Indian nationalist leader Mohandas Karamchand Gandhi, more commonly known as Mahatma Gandhi, (October 2, 1869 – January 30, 1948) is considered the father of the Indian independence movement. Mahatma Gandhi studied law and came to advocate for the rights of his people in India and in South Africa, where he spent twenty years working to fight discrimination. It was there that he created his concept of satyagraha, a non-violent way of protesting against injustices. Satyagraha remains one of the most potent philosophies in freedom struggles throughout the world today.
In 1914, Gandhi returned to India, where he supported the Home Rule movement, and became leader of the Indian National Congress, advocating a policy of non-violent non-co-operation to achieve independence. He helped poor farmers and laborers protest oppressive taxation and discrimination. He struggled to alleviate poverty, liberate women and put an end to caste discrimination, with the ultimate objective being self-rule for India.

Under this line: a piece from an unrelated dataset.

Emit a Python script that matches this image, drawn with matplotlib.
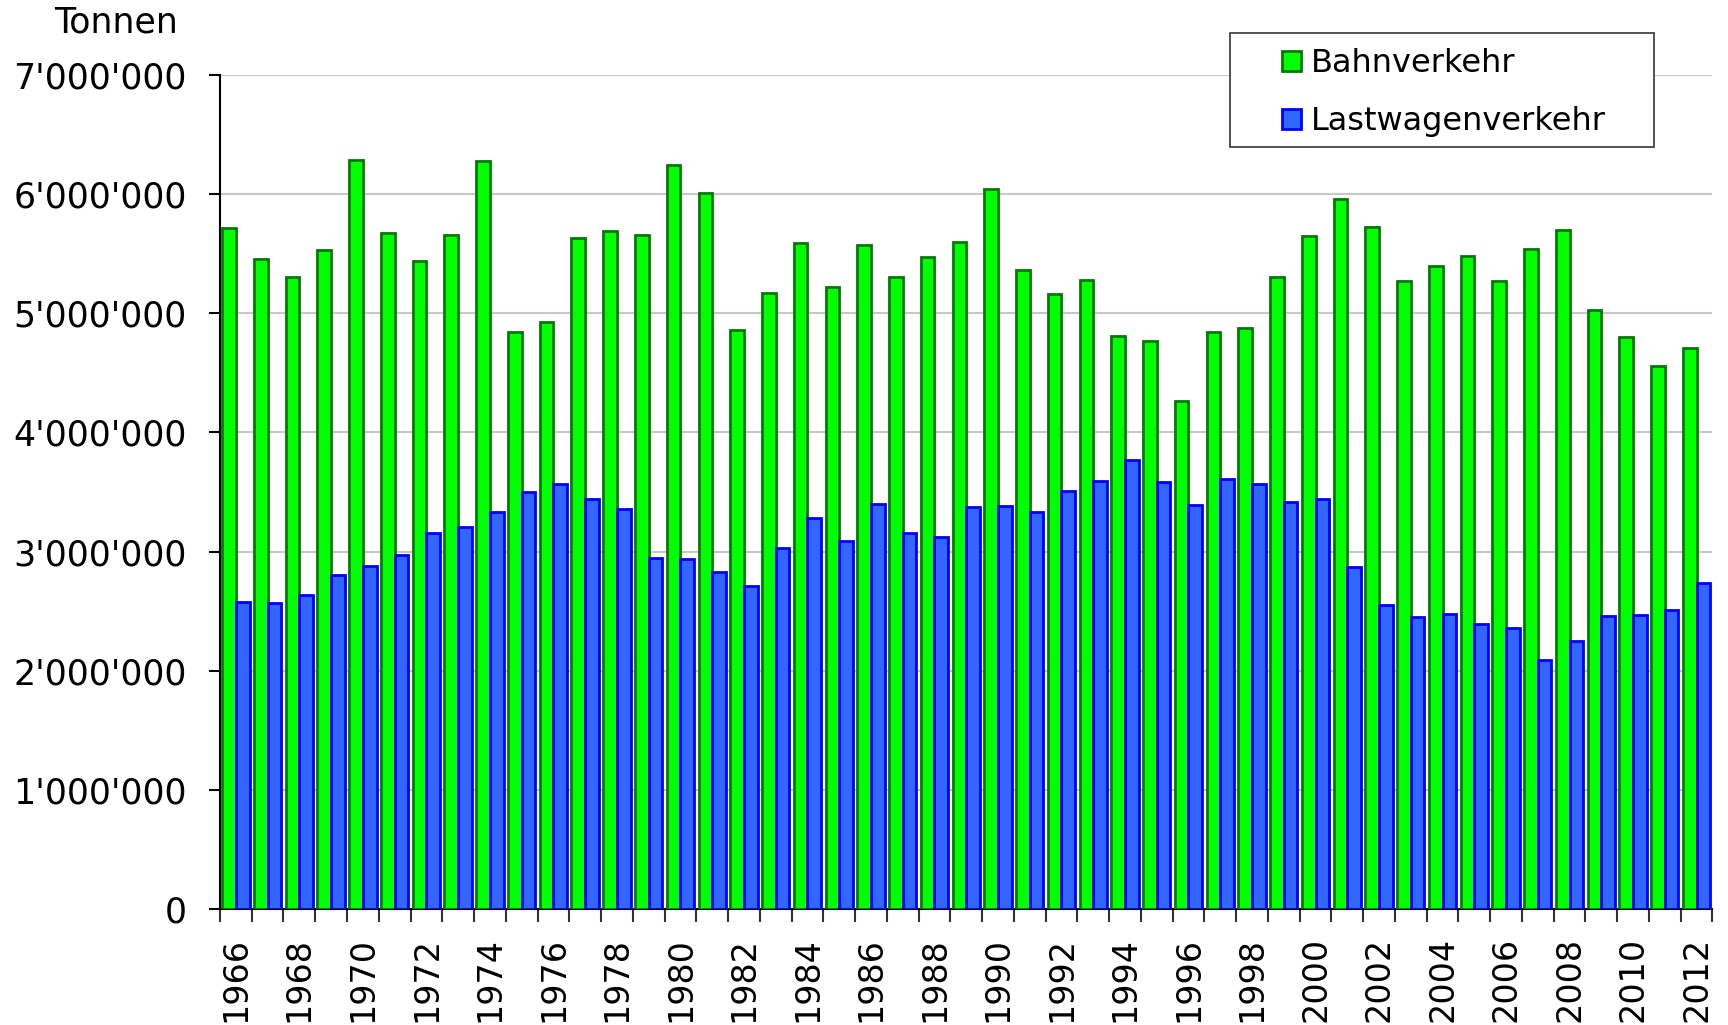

In India, Gandhi’s virtue, simplistic lifestyle and minimal dress endeared him to the people. He became a leader of India’s independence movement, organizing boycotts against British institutions and products in peaceful forms of civil disobedience. He spent his remaining years working diligently to both remove British rule from India as well as to better the lives of India’s poorest classes. Many civil rights leaders, including Martin Luther King Jr., used Gandhi’s concept of non-violent protest as a model for their own struggles.
Following his civil disobedience campaign (1919-22), he was jailed for conspiracy (1922-24). In 1930, he led a landmark 320 km/200 mi march to the sea to collect salt in symbolic defiance of the government monopoly. On his release from prison (1931), he attended the London Round Table Conference on Indian constitutional reform. In 1946, he negotiated with the Cabinet Mission which recommended the new constitutional structure. After independence (1947), he tried to stop the Hindu-Muslim conflict in Bengal, a policy which led to his assassination in Delhi by a Hindu fanatic.